The first challenge is the rapid development of mesoscale convective systems. In the sub-tropical environment of the South China Sea, a localized convective cell can form, intensify, and drop 40 mm of rain within a 45-minute window. The time required to collect radar data, run predictive algorithms, verify the trend, and disseminate the warning to the public can sometimes exceed the lifecycle of the initial downpour. This latency results in "belated warnings," where the public receives the Amber notice after the heaviest downpour has already impacted the area.
The second limitation involves false-positive management. If the HKO issues warnings too conservatively based on marginal model outputs, it risks inducing warning fatigue among the population and local businesses. Conversely, under-calling an event leads to unmitigated damage and exposure to safety hazards. The operational mandate, therefore, prioritizes a risk-aversive approach based on real-time rainfall accumulation rates rather than purely predictive long-range models.
Strategic Operational Directives for Enterprise and Asset Management
For corporate entities, asset managers, and logistical operators in Hong Kong, an Amber Rainstorm Warning must not be viewed as a passive weather update, but rather as an operational signal to execute specific risk-mitigation plays.
Facilities managers must immediately verify the operational readiness of all sub-grade sump pumps and ensure that temporary flood barriers are staged near basement garage entrances and electrical switchrooms.
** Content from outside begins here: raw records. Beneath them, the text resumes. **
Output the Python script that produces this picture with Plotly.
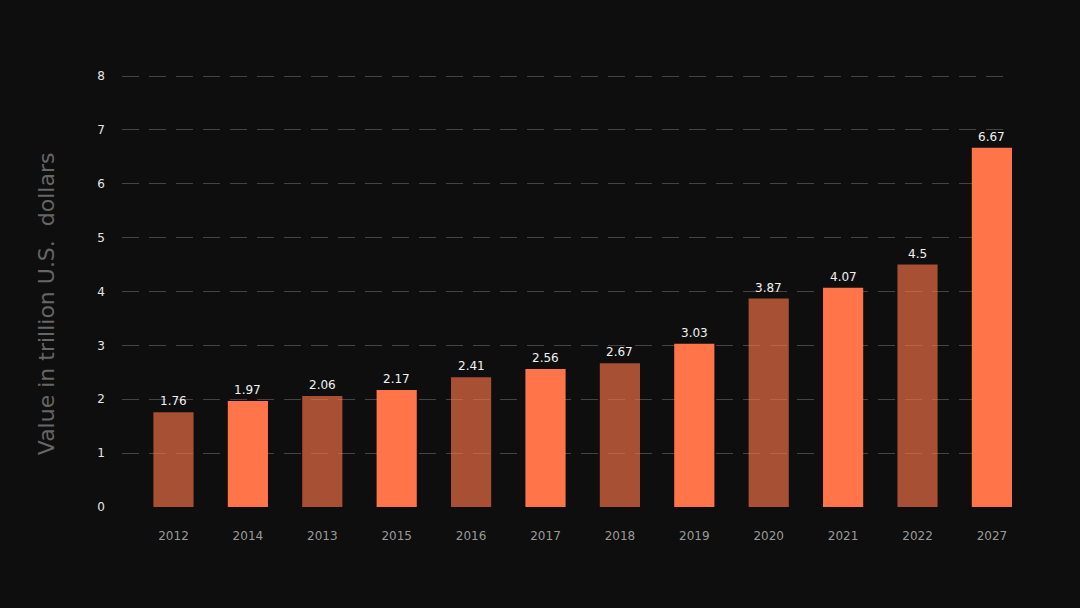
import plotly.graph_objects as go

years = ["2012", "2014", "2013", "2015", "2016", "2017", "2018", "2019", "2020", "2021", "2022", "2027"]
values = [1.76, 1.97, 2.06, 2.17, 2.41, 2.56, 2.67, 3.03, 3.87, 4.07, 4.5, 6.67]
labels = ["1.76", "1.97", "2.06", "2.17", "2.41", "2.56", "2.67", "3.03", "3.87", "4.07", "4.5", "6.67"]
y_ticks = [0, 1, 2, 3, 4, 5, 6, 7, 8]

BRIGHT = "rgba(255,117,73,1)"
DIM = "rgba(255,117,73,0.64)"
colors = [DIM if i % 2 == 0 else BRIGHT for i in range(len(years))]

FONT = "DejaVu Sans"

fig = go.Figure()
fig.add_trace(go.Bar(
    x=years, y=values,
    marker=dict(color=colors, line=dict(width=0)),
    width=0.54,
    hoverinfo="skip",
))

for i, (v, t) in enumerate(zip(values, labels)):
    fig.add_annotation(x=i, y=v, text=t, showarrow=False, yanchor="bottom", yshift=2,
                       font=dict(family=FONT, size=12, color="#f2f2f2"))

fig.add_annotation(xref="paper", yref="paper", x=-0.084, y=0.47, xanchor="center", yanchor="middle",
                   text="Value in trillion U.S.  dollars", textangle=-90, showarrow=False,
                   font=dict(family=FONT, size=22, color="#666666"))

fig.update_layout(
    width=1080, height=608,
    paper_bgcolor="#0e0e0e", plot_bgcolor="#0e0e0e",
    margin=dict(l=122, r=68, t=75, b=101),
    showlegend=False,
    font=dict(family=FONT),
    xaxis=dict(type="category", range=[-0.692, 11.27], showgrid=False, zeroline=False,
               showline=False, ticks="", tickfont=dict(family=FONT, size=12, color="#9a9a9a"),
               ticklabelstandoff=20),
    yaxis=dict(range=[0, 8.02], tickvals=y_ticks, showgrid=True, gridcolor="#444444",
               griddash="17px,10px", gridwidth=1, zeroline=False, showline=False, ticks="",
               tickfont=dict(family=FONT, size=12, color="#e6e6e6"), ticklabelstandoff=16),
)

fig.write_html("out.html", config={"displayModeBar": False},
               post_script="document.body.style.margin='0';document.body.style.background='#0e0e0e';document.body.style.overflow='hidden';")
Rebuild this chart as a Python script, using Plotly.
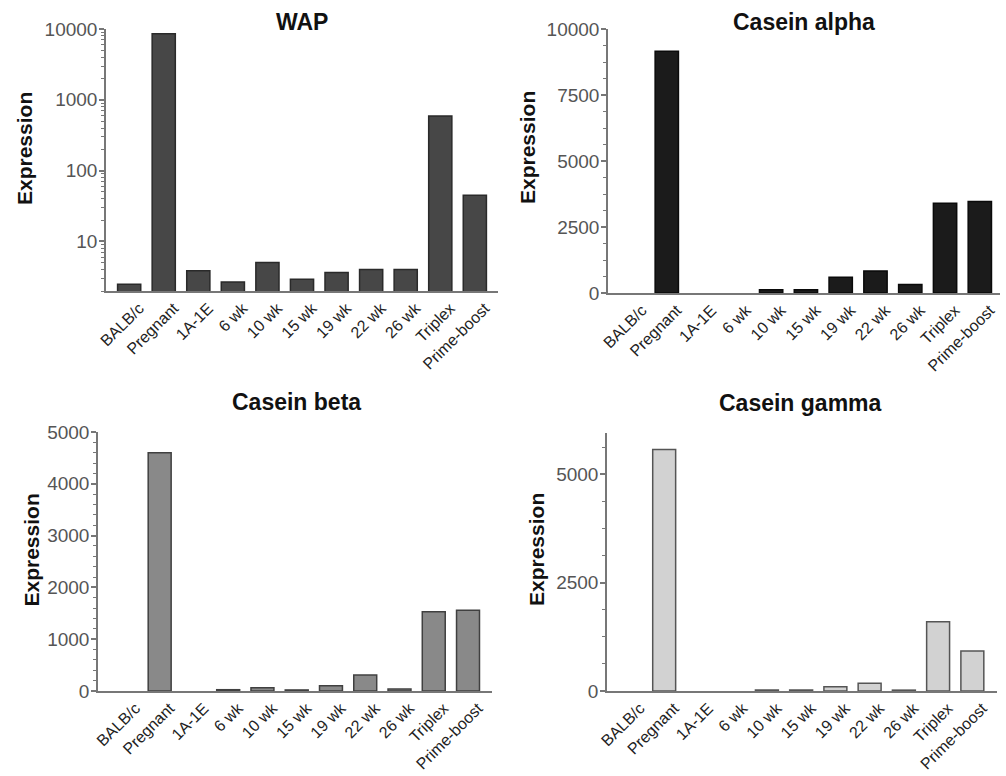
import plotly.graph_objects as go

W, H = 1006, 776

categories = ["BALB/c", "Pregnant", "1A-1E", "6 wk", "10 wk", "15 wk",
              "19 wk", "22 wk", "26 wk", "Triplex", "Prime-boost"]

wap = [2.5, 8600, 3.85, 2.67, 5.06, 2.94, 3.66, 4.03, 4.03, 590, 45]
casein_alpha = [0, 9160, 0, 0, 120, 120, 600, 835, 320, 3395, 3470]
casein_beta = [0, 4600, 0, 25, 64, 20, 103, 308, 38, 1528, 1561]
casein_gamma = [0, 5570, 0, 0, 23, 23, 99, 177, 20, 1597, 922]

titles = ["WAP", "Casein alpha", "Casein beta", "Casein gamma"]
colors = ["#474747", "#1b1b1b", "#898989", "#d2d2d2"]
outline = ["#2a2a2a", "#0a0a0a", "#404040", "#555555"]

# plot areas in pixels: (left, right, top, bottom)
boxes = [(106, 498, 29, 291), (608, 1000, 29, 293),
         (98, 492, 432, 691), (607, 997, 433, 691)]
xranges = [[-0.67, 10.67], [-0.69, 10.58], [-0.8, 10.7], [-0.67, 10.72]]

series = [wap, casein_alpha, casein_beta, casein_gamma]

fig = go.Figure()
tickfont = dict(family="Liberation Sans, Arial", size=19, color="#555555")
xtickfont = dict(family="Liberation Sans, Arial", size=16, color="#222222")

for i, (vals, box) in enumerate(zip(series, boxes)):
    n = i + 1
    xa = "x" if n == 1 else f"x{n}"
    ya = "y" if n == 1 else f"y{n}"
    fig.add_trace(go.Bar(
        x=list(range(len(categories))), y=vals, xaxis=xa, yaxis=ya,
        marker=dict(color=colors[i],
                    line=dict(color=outline[i],
                              width=[0 if v == 0 else 1.5 for v in vals])),
        width=0.67, showlegend=False))
    l, r, t, b = box
    xkey = "xaxis" if n == 1 else f"xaxis{n}"
    ykey = "yaxis" if n == 1 else f"yaxis{n}"
    fig.layout[xkey] = dict(
        domain=[l / W, r / W], anchor=ya, range=xranges[i],
        tickmode="array", tickvals=list(range(len(categories))),
        ticktext=categories, tickangle=-45, tickfont=xtickfont,
        ticklabelshift=10, ticklabelstandoff=0,
        showline=True, linecolor="#777777", linewidth=1.5,
        ticks="", showgrid=False, zeroline=False, fixedrange=True,
        automargin=False)
    ydict = dict(
        domain=[1 - b / H, 1 - t / H], anchor=xa,
        showline=True, linecolor="#777777", linewidth=1.5,
        ticks="outside", ticklen=5, tickcolor="#777777", tickwidth=1.5,
        ticklabelstandoff=-2,
        tickfont=tickfont, showgrid=False, zeroline=False, fixedrange=True,
        tickformat="d", automargin=False)
    minor = dict(ticks="outside", ticklen=3, tickcolor="#777777", tickwidth=1.2,
                 showgrid=False)
    if i == 0:
        ydict.update(type="log", range=[0.301, 4.0], tick0=0, dtick=1,
                     minor=dict(minor, dtick="D1"))
    elif i == 1:
        ydict.update(range=[0, 10000], tick0=0, dtick=2500,
                     minor=dict(minor, dtick=625))
    elif i == 2:
        ydict.update(range=[0, 5000], tick0=0, dtick=1000,
                     minor=dict(minor, dtick=200))
    else:
        ydict.update(range=[0, 5950], tick0=0, dtick=2500,
                     minor=dict(minor, dtick=625))
    fig.layout[ykey] = ydict

# titles
title_pos = [(302, 21.5), (804, 22), (296, 402), (800, 403)]
ylab_pos = [(24.5, 148.5), (527, 148), (30.5, 550), (536, 550)]
annotations = []
for i in range(4):
    tx, ty = title_pos[i]
    annotations.append(dict(
        text=f"<b>{titles[i]}</b>", x=tx / W, y=1 - ty / H, xref="paper", yref="paper",
        showarrow=False, xanchor="center", yanchor="middle",
        font=dict(family="Liberation Sans, Arial", size=23, color="#111111")))
    lx, ly = ylab_pos[i]
    annotations.append(dict(
        text="<b>Expression</b>", x=lx / W, y=1 - ly / H, xref="paper", yref="paper",
        showarrow=False, xanchor="center", yanchor="middle", textangle=-90,
        font=dict(family="Liberation Sans, Arial", size=21, color="#111111")))

fig.update_layout(
    width=W, height=H, margin=dict(l=0, r=0, t=0, b=0, autoexpand=False),
    paper_bgcolor="white", plot_bgcolor="white",
    bargap=0.33, annotations=annotations)

fig.write_html("out.html")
Power distribution infrastructure located below sea level represents a single point of failure that can cripple an commercial asset for weeks if breached by muddy runoff.
Logistics and supply chain directors must implement dynamic rerouting. Given the predictable degradation of surface transport throughput during an Amber event, freight movements should be diverted away from known low-lying corridors in the New Territories and optimized around the mass transit rail network where infrastructure is largely insulated from surface weather dynamics.
The final strategic imperative involves managing human capital. Enterprises should utilize the window provided by an Amber warning to transition non-essential site personnel to remote work protocols or staggered dismissal schedules. Waiting for a formal escalation to a Red or Black signal ensures that staff will be caught in the systemic transport bottlenecks that invariably follow, destroying productivity and escalating corporate liability.